A story that ran late last month in the National Post shows how the Occupy Wall Street crowd is turning its eyes to Canadian politics:
“Lately, a lot of people have phoned me up and said, ‘Hey Kalle, what the f— are you doing? You never do anything in Canada,'” he said from his home in Vancouver. “So we decided … we’re also going to try to swing this election in autumn.”
“He is like a side dish for us to eat.”
That was Kalle Lasn founder of Adbusters, a Vancouver based anti-capitalist magazine. Lasn was widely credited with inspiring the Occupy Wall Street movement in late 2011. Now he wants to defeat the Harper government with what he calls a "mind bomb". The group is currently soliciting donations to help "continue to wage the meme war".

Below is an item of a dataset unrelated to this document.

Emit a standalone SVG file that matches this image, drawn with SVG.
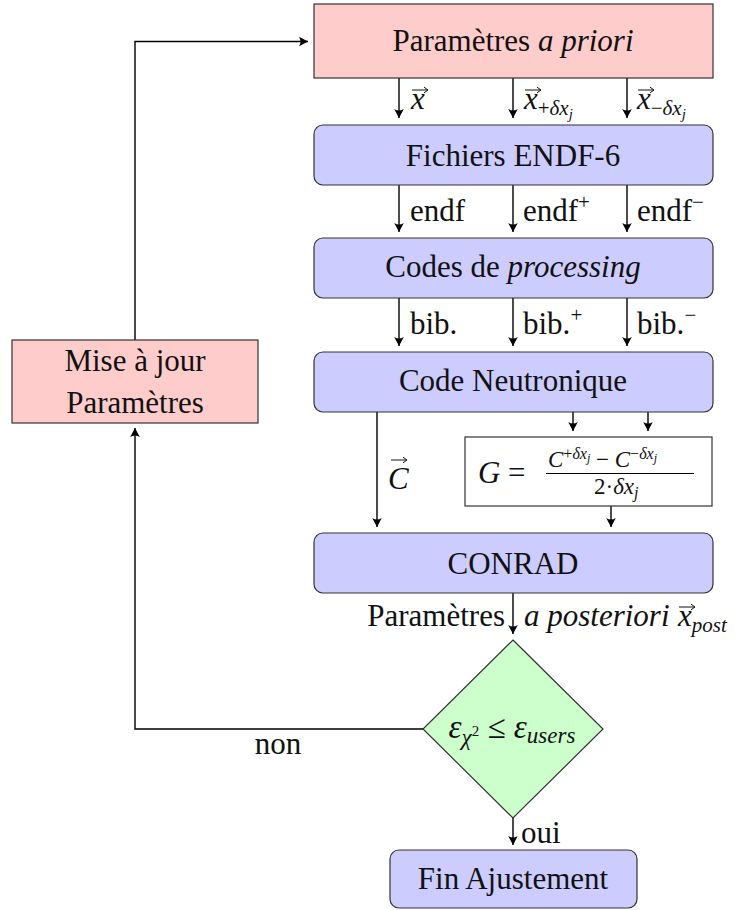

As part of that "war" earlier this week Adbusters launched an anti-Harper attack ad. A crowd sourcing campaign scrapped together $35,000 to have the ad played on the CBC during an NHL playoff game. The rather amateurish sixteen second spot features two oil drenched sunbathers emerging from the sea, while in the background a radio announcer declares that "the Harper government has proclaimed all of our beaches clean again".
This not so subtle line of attack has earned Lasn and his group a fair amount of coverage in the mainstream media with articles in the National Post, The Globe and Mail and Canada.com. Nor was this week the first time that Kalle Lasn has been featured on the CBC. Back in 2012 Canada's state broadcaster gave a rather sympathetic interview to the Adbusters co-founder.
It might be easy to dismiss Kalle Lasn as a mere anti-Harper partisan, or run of the mill Leftist taking cheap shots at a Conservative government. Lasn, however, has developed a highly detailed anti-capitalist philosophy which he laid out in his 2000 book Culture Jam: How to Reverse America's Suicidal Consumer Binge, And Why We Must. The Wikipedia entry for Adbusters has this helpful explanation of culture jamming:
Culture jamming is heavily influenced by the Situationist International and the tactic of détournement. The goal is to interrupt the normal consumerist experience in order to reveal the underlying ideology of an advertisement, media message, or consumer artifact. Adbusters believe large corporations control mainstream media and the flow of information, and culture jamming aims to challenge this as a form of protest. The term "jam" contains more than one meaning, including improvising, by re-situating an image or idea already in existence, and interrupting, by attempting to stop the workings of a machine.
In other words they're attempting to stop capitalism by being mildly obnoxious. Their tactics, at least until Occupy Wall Street took off, consisted mostly of slightly imaginative parodies of popular ad campaigns and common symbols. Their degree of cleverness can be gaged by this version of the American flag where the stars have been replaced by corporate logos. These are Stephen Harper's new mortal enemies.
The interesting aspect isn't that some silly and otherwise unemployable people don't like the Conservative government. That's par for the course. What's interesting is that a movement which is supported by only a tiny segment of the population, Adbusters claims a circulation of about 60,000, gets so much media coverage. When was the last time a pro-Life magazine or rally attracted this much positive ink and broadcast time?